Possible way to achieve lazy loading with const objects

Peter Alexander peter.alexander.au at gmail.com
Wed Sep 28 17:08:31 PDT 2011


On 26/09/11 6:57 PM, Jonathan M Davis wrote:
> On Monday, September 26, 2011 10:26 Steven Schveighoffer wrote:
>> I still don't think this proposal (even one that always lazily
>> initializes) gives enough benefit to be included. Why would you want a
>> constant lazily-initialized value in a non-immutable struct? If this were
>> to mean anything, there would have to be a way to clear the 'set' flag in
>> a mutable struct.
>
> People have been complaining about the lack of logical const. The two use
> cases that they seem to have been looking for are the ability cache the
> results of member functions and to lazily load member variables. They want to
> be able to do those things with const and can't (in the case of Peter
> Alexander, he seems to have come to the conclusion that it's bad enough that
> he doesn't use const for anything not related to threaings, though I do find
> that stance a bit odd, since it's _immutable_ that's needed for threading, not
> const). I was merely trying to present a solution to lazy loading that worked
> with const.

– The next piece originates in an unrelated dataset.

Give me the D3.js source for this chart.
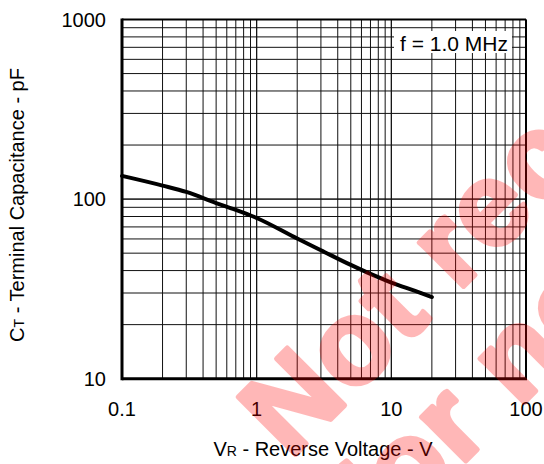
<!DOCTYPE html>
<html>
<head>
<meta charset="utf-8">
<script src="https://cdn.jsdelivr.net/npm/d3@7"></script>
<style>
  body { margin: 0; background: #fff; }
  svg { display: block; font-family: Arial, "Liberation Sans", sans-serif; }
</style>
</head>
<body>
<div id="chart"></div>
<script>
// data
const voltage = [0.1, 0.2, 0.3, 0.5, 0.7, 1, 2, 3, 5, 7, 10, 15, 20];
const capacitance = [134.6, 118.9, 109.6, 95, 87.1, 78.5, 60.3, 51.9, 43, 38.3, 34.3, 30.8, 28.5];
const xTickLabels = [0.1, 1, 10, 100];
const yTickLabels = [10, 100, 1000];
const legendText = 'f = 1.0 MHz';
const watermarkLines = ['Not recommended', 'for new design'];

const width = 544, height = 464;
const margin = { top: 19.5, right: 18, bottom: 85.3, left: 122 };

const svg = d3.select('#chart').append('svg')
  .attr('width', width)
  .attr('height', height);

// log scales on both axes
const x = d3.scaleLog().domain([0.1, 100]).range([margin.left, width - margin.right]);
const y = d3.scaleLog().domain([10, 1000]).range([height - margin.bottom, margin.top]);

// grid values: every 1..9 step of each decade
const xGrid = [];
[0.1, 1, 10].forEach(d => { for (let k = 1; k <= 10; k++) xGrid.push(d * k); });
const yGrid = [];
[10, 100].forEach(d => { for (let k = 1; k <= 10; k++) yGrid.push(d * k); });

const grid = svg.append('g').attr('stroke', '#111').attr('stroke-width', 1);
grid.selectAll('.vx').data(xGrid).enter().append('line')
  .attr('x1', d => x(d)).attr('x2', d => x(d))
  .attr('y1', y(1000)).attr('y2', y(10));
grid.selectAll('.hy').data(yGrid).enter().append('line')
  .attr('y1', d => y(d)).attr('y2', d => y(d))
  .attr('x1', x(0.1)).attr('x2', x(100));

// frame: left and bottom heavier
svg.append('line').attr('x1', x(0.1)).attr('x2', x(100)).attr('y1', y(1000)).attr('y2', y(1000))
  .attr('stroke', '#000').attr('stroke-width', 2);
svg.append('line').attr('x1', x(100)).attr('x2', x(100)).attr('y1', y(1000)).attr('y2', y(10))
  .attr('stroke', '#000').attr('stroke-width', 2);
svg.append('line').attr('x1', x(0.1)).attr('x2', x(0.1)).attr('y1', y(1000) - 1).attr('y2', y(10) + 1.5)
  .attr('stroke', '#000').attr('stroke-width', 3);
svg.append('line').attr('x1', x(0.1)).attr('x2', x(100) + 1).attr('y1', y(10)).attr('y2', y(10))
  .attr('stroke', '#000').attr('stroke-width', 3);

// curve
const line = d3.line()
  .x(d => x(d[0]))
  .y(d => y(d[1]))
  .curve(d3.curveMonotoneX);
svg.append('path')
  .datum(voltage.map((v, i) => [v, capacitance[i]]))
  .attr('d', line)
  .attr('fill', 'none')
  .attr('stroke', '#000')
  .attr('stroke-width', 4)
  .attr('stroke-linecap', 'round');

// legend box
const lg = svg.append('g');
lg.append('rect')
  .attr('x', 394).attr('y', 31).attr('width', 118).attr('height', 22)
  .attr('fill', '#fff');
lg.append('text')
  .attr('x', 454).attr('y', 50.5)
  .attr('text-anchor', 'middle')
  .attr('font-size', 21)
  .attr('fill', '#000')
  .text(legendText);

// tick labels
svg.append('g').selectAll('text').data(xTickLabels).enter().append('text')
  .attr('x', d => x(d)).attr('y', 416)
  .attr('text-anchor', 'middle')
  .attr('font-size', 20)
  .text(d => d);
svg.append('g').selectAll('text').data(yTickLabels).enter().append('text')
  .attr('x', 106).attr('y', d => y(d))
  .attr('dy', '0.36em')
  .attr('text-anchor', 'end')
  .attr('font-size', 20)
  .text(d => d);

// axis titles
const xt = svg.append('text')
  .attr('x', 323).attr('y', 456)
  .attr('text-anchor', 'middle')
  .attr('font-size', 20);
xt.append('tspan').text('V');
xt.append('tspan').attr('font-size', 14).text('R');
xt.append('tspan').text(' - Reverse Voltage - V');

const yt = svg.append('text')
  .attr('transform', 'translate(24,205) rotate(-90)')
  .attr('text-anchor', 'middle')
  .attr('font-size', 20);
yt.append('tspan').text('C');
yt.append('tspan').attr('font-size', 14).text('T');
yt.append('tspan').text(' - Terminal Capacitance - pF');

// watermark (group opacity so the thickening stroke doesn't double up)
const wm = svg.append('g')
  .attr('transform', 'translate(290,460) rotate(-45)')
  .attr('opacity', 0.28)
  .attr('fill', '#ff0000')
  .attr('stroke', '#ff0000')
  .attr('stroke-width', 5)
  .attr('stroke-linejoin', 'round')
  .attr('font-weight', 'bold')
  .attr('font-size', 118);
wm.selectAll('text').data(watermarkLines).enter().append('text')
  .attr('x', 0)
  .attr('y', (d, i) => i * 125)
  .attr('letter-spacing', 2)
  .text(d => d);
</script>
</body>
</html>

It would therefore partially solve the issues that people have
> been complaining about.

Yes, immutable is needed for concurrency, but const has the same 
restrictions: if something is const then you can't do lazy loading, 
internal caching, or anything else that you might want to do with 
logical const.

Given that:

(a) I may want/need to use logical const,
(b) I want my code to be const-correct, and
(c) const is incredibly viral in D

That gives me no choice but to not use const in any situation where I'm 
not 100% certain that logical const won't be needed in the future. 
Otherwise I may end up trapping myself, forced to resort to undefined 
behaviour, or restructure the use of const in a large amount of my code. 
I've had to do this even in large C++ code bases more than once, and 
it's not fun. With D it would be a lot worse, and that's something I'd 
like to avoid.


> Personally, I don't think that the feature merits the extra complexity that it
> incurs. I was just proposing a possible solution. And it seems that some folks
> (Peter in particular) don't think that it goes far enough to be of any real
> value anyway (he wants full-on caching, not lazy loading). Personally, I don't
> even remember the last time that I used lazy loading or caching in a type, so
> the feature was never intended for me anyway, and finding out why folks would
> find it useful would really require their input. But there _are_ people who
> have wanted lazy loading to work with const objects; they just also want
> generally caching to work as well, which isn't at all feasible as far as I can
> tell, whereas lazy loading seems like it could be.

You're right, it isn't feasible. Enforcing logical const is intractable.